The road many thought would never be built clears the final hurdle

It is set to be the single biggest piece of infrastructure that Shropshire Council has ever delivered.

And motorists can expect to be driving along by North West Relief Road (NWRR) by March 2024.

It was the road that many people thought would never come to fruition but within the next five years Shrewsbury will have a complete ring road encircling the town – taking traffic away from its narrow medieval streets and rural lanes.

Over the years, business leaders, politicians and townspeople have called for a road to be built, and the concept of the North West Relief Road was born.

One of those most keen to see the road developed was the Marches Local Enterprise Partnership (LEP) - a group dedicated to driving growth across Shropshire, Telford & Wrekin and Herefordshire.

Graham Wynn, chairman of the LEP, said: “This scheme is a crucial part of strategic plans for the region’s economic development being drawn up by the LEP and its partners.

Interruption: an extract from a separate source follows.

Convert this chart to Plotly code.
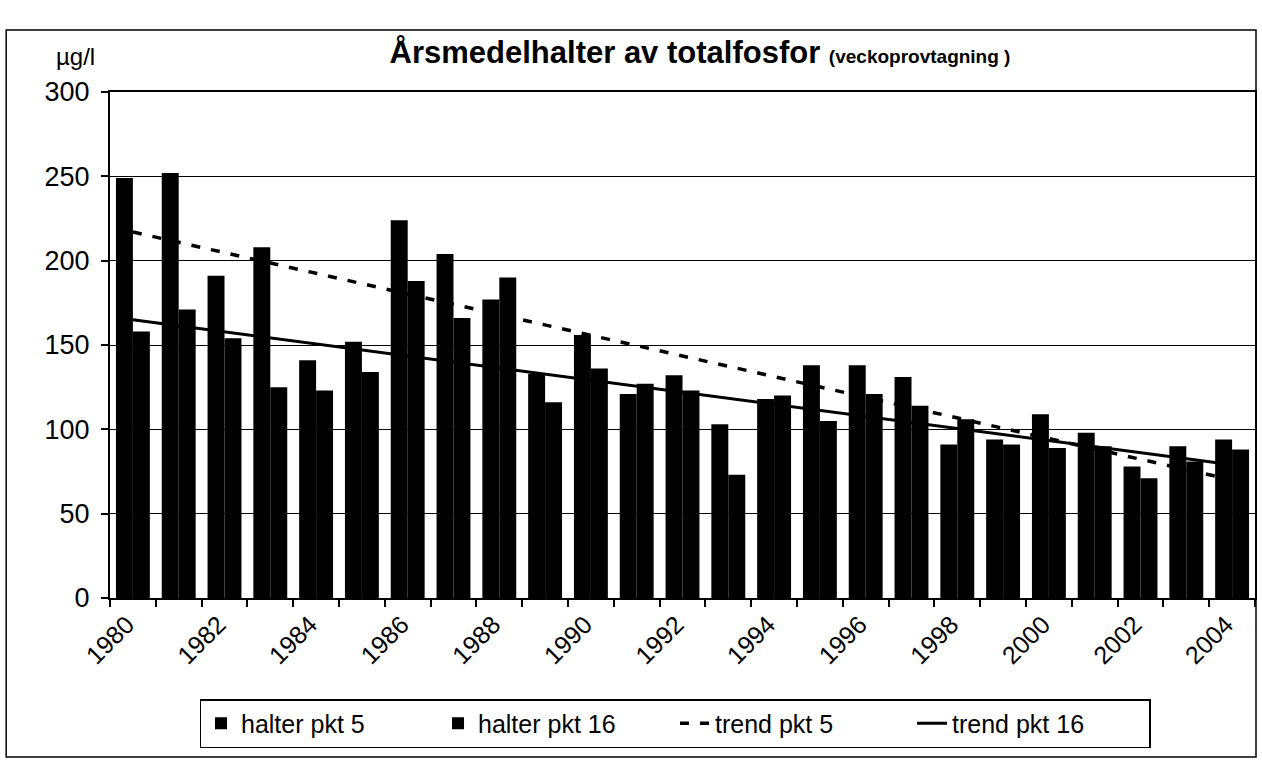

“Improved infrastructure and communications are vital if we are to realise our ambitions to grow the region’s economy to £23.8billion by 2038 and create 58,700 new jobs.

"This scheme, for which we secured the funding to develop the master plan, will help us create a transport network which is fit for purpose for years to come and which drives that growth.”


The road will provide a new single carriageway road linking the northern and western parts of Shrewsbury.

The scheme has been decades in the planning and in 2010 a public consultation, organised by Shropshire Council, was held.

It was originally projected to cost £102 million, but after a comprehensive spending review by the Department for Transport that figure is now down to £71m.

The direct route will reduce travelling time for those going between the north and north west of Shrewsbury.

A peak hour journey from the A5 at Churncote to the A49 at Battlefield will take six minutes using the NWRR instead of 20 minutes through the town centre or 15 minutes on the bypass.


Richard Sheehan, chief executive of Shropshire Chamber of Commerce, said: "The NWRR will significantly improve the travelling time between the business parks, especially for young employees in their quest for work in the town, increasing use of public transport which in turn will ultimately reduce the congestion throughout Shrewsbury centre.

"All will help to develop the infrastructure in the town, making it a more attractive offer for inward investment, providing economic growth and bolstering the already thriving business community of the town.”

In 2017 Shropshire Council undertook a fresh consultation to get a measure of opinion on the scheme ahead of a new business plan being put forward to the Government department.

The consultation concluded that the majority of the local people, businesses and stakeholders who responded are in favour of building the NWRR and that this majority has increased significantly compared to the 2010 consultation.

In December 2017 Shropshire Council submitted a scheme Outline Business Case under the Department of Transport’s Large Local Majors funding programme.

Under the new scheme the road will be a single carriageway all-purpose road, bounded on both sides by open space and will include a shared footway and cycleway on its southern side. There will be a 60mph limit and bridges and crossings will be provided for pedestrians and cyclists.

It will include a new bridge over the River Severn and its flood plain, and a new bridge over the Shrewsbury-Chester railway line and will connect to existing roads with new roundabouts.

The scheme includes landscaping, planting and environmental mitigation work including the acquisition of Hencott Pool to enable habitat improvements.

The road will end at the existing Battlefield Link Road in the north, and the planned Oxon Link Road in the west. These roads were designed as precursors of a NWRR, and provide access to business areas. The Oxon Link Road, which is currently going through Shropshire Council’s planning process, is included in the Marches LEP’s £75m Growth Deal and will be delivered by 2021 as part of the proposed western Sustainable Urban Extension.